Use the right tools for the job

If you’re only trying to cover a small building or area that requires a few wireless access points (AP), you may be able to get away with doing a Wi-Fi survey using a simple Wi-Fi stumbler or analyzer on your laptop or mobile device. You’ll even find some free apps out there.

Commercial options range from a few dollars to thousands of dollars for the popular enterprise vendors.Using a simple Wi-Fi stumbler or analyzer, you can walk around while looking at the signal level of the APs you’re surveying to get an idea of the signal propagation, coverage boundaries, and possibly the data rates.

This is an on-the-spot approach; you would visualize in your head where the coverage boundaries are, or sketch them on a floor plan or map of the area.

For networks that will require more than a handful of APs, a map-based survey tool is recommended. There are some free or low-cost options, but the popular enterprise-level solutions go into the thousands.

AirMagnet Survey from NETSCOUT

Using a map-based survey tool (pictured) allows you to load a floor plan or map of the area into the software and then walk around while marking your location. In the end, you have a heatmap of the signal, noise, signal-to-noise ratio, data rates, and other results. This allows you to better visualize the coverage and performance of the APs and any neighboring networks. It also provides a better way to save and view the data after the fact than what you’d get using a Wi-Fi stumbler or analyzer.

Some map-based tools also allow you to do full predictive/simulation surveys without being on site, which can be cost-effective if done correctly and allows you to survey future builds.

Choose the right survey AP, antennas, and test clients

When surveying, use the same AP and antennas that will be installed. However, try to use any autonomous model or mode so you don’t have to wrangle with a wireless controller.

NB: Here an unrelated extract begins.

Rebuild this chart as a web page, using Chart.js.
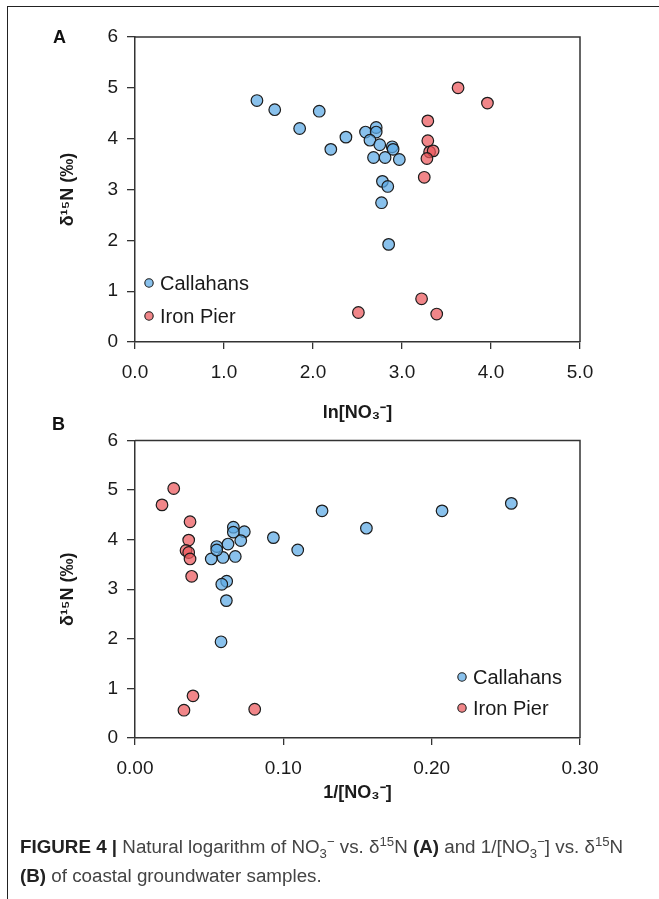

Configure the AP as closely as you can to the settings that will be deployed, especially the frequency bands, channels, transmit power, 802.11 mode, and security.

Use realistic transmit power levels for the survey AP. Typically you want the total effective isotropic radiated power (EIRP) of the AP and Wi-Fi clients to be similar, which usually means using a much lower level on the AP compared to its maximum. If adding or modifying an existing network, perhaps look at the average power levels of the existing APs.

During surveying, use the same AP antennas that will be installed as well. If you’re using an AP with detachable antennas and are going to use additional antenna cable, consider that when selecting the transmit power levels so you have the EIRP that you desire.

Also consider the Wi-Fi clients you use for the surveying. Due to the limited number of clients supported by surveying software, you may not be able to choose a very good representative client depending on the various clients that will be used on the network. However, some map-based survey tools allow you to simulate other client types and show simulated heatmaps based upon the survey data collected. Even if the tool doesn’t allow this, you can do a rough simulation by adjusting the minimum signal levels when designing the network.